Die in Berlin spielende Tragikomödie über Ossis und Wessis, Verlierer und scheinbare Gewinner ist ein Duell zwischen zwei sehr unterschiedlichen Männern, deren Lebenslügen nach und nach bröckeln. Frauen sind bloß Manipulationsmittel im strategischen Kampf. In einer hyperrealistisch gestalteten Eckkneipe trifft ein erfolgreicher Filmschauspieler (Florian Teichtmeister) auf seinen Nachbarn, der ihn ausspioniert hat und nun kunstvoll fertigmacht. Norman Hacker legt diesen Wende-Verlierer unangenehm hartnäckig an, sein Frust rührt und schreckt zugleich ab.

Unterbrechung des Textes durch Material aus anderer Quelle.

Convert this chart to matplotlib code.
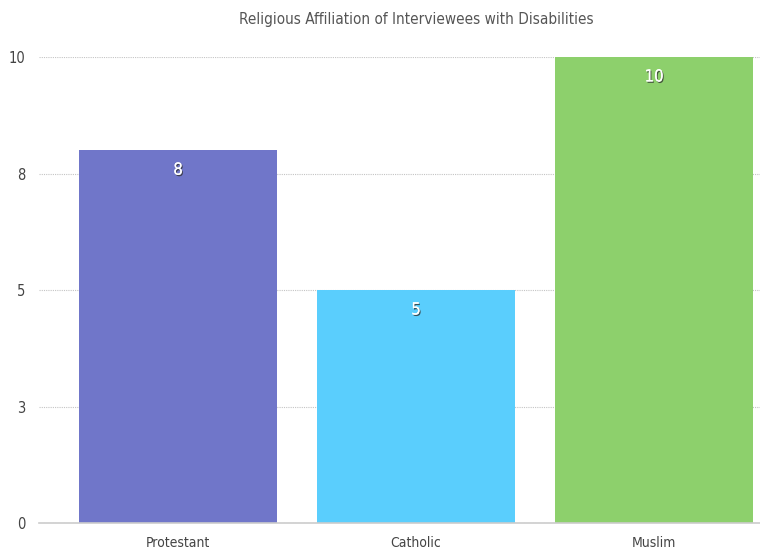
import matplotlib.pyplot as plt
import matplotlib.patheffects as pe

categories = ["Protestant", "Catholic", "Muslim"]
counts = [8, 5, 10]
colors = ["#7076c9", "#5acefd", "#8dd06c"]
ytick_vals = [0, 2.5, 5, 7.5, 10]
ytick_labels = ["0", "3", "5", "8", "10"]

plt.rcParams['font.family'] = ['DejaVu Sans']
plt.rcParams['font.stretch'] = 'condensed'

fig = plt.figure(figsize=(7.6, 5.53), dpi=100)
ax = fig.add_axes([0.0513, 0.0542, 0.9487, 0.8427])

x = list(range(len(categories)))
bars = ax.bar(x, counts, width=0.832, color=colors, zorder=2)

for xi, v in zip(x, counts):
    ax.annotate(str(v), (xi, v), xytext=(0, -14), textcoords="offset points",
                ha="center", va="center", fontsize=12, color="white",
                path_effects=[pe.withSimplePatchShadow(offset=(0.8, -1), shadow_rgbFace="#333333", alpha=0.8),
                              pe.Normal()], zorder=3)

ax.set_xlim(-0.584, 2.445)
ax.set_ylim(0, 10)
ax.set_xticks(x)
ax.set_xticklabels(categories)
ax.set_yticks(ytick_vals)
ax.set_yticklabels(ytick_labels)
ax.tick_params(length=0, labelsize=10, colors="#444444", pad=9)
ax.tick_params(axis="y", pad=10, labelsize=10.5)

ax.grid(axis="y", linestyle=(0, (1, 1)), color="#c4c4c4", linewidth=0.8, zorder=1)
for s in ["top", "right", "left"]:
    ax.spines[s].set_visible(False)
ax.spines["bottom"].set_color("#cccccc")
ax.spines["bottom"].set_linewidth(1.2)

fig.suptitle("Religious Affiliation of Interviewees with Disabilities", x=0.548, y=0.978,
             fontsize=11, color="#555555")

fig.savefig("out.png", dpi=100)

In dieser überlangen, berechenbar-biederen Inszenierung, die Konstruktionsschwächen deutlicher zutage treten lässt als ein Film, stellt sich die Frage: Welcher Überflieger geht schon in ein Tschocherl? Gentrifizierung ist ein zentrales Thema, Kušej aber macht Lachnummern aus den sozial Abgehängten, die da kurz hereinschneien. Einen Alkoholiker mit künstlichem Darmausgang steckt er tatsächlich in einen Fatsuit. Befremdlich für einen Intendanten, der betont, wie inklusiv er sein möchte – und der gerade um seine Vertragsverlängerung pokert. Für die Burgtheaterausschreibung ab 2024 sind laut Büro der Kunststaatssekretärin Andrea Mayer 15 Bewerbungen eingegangen.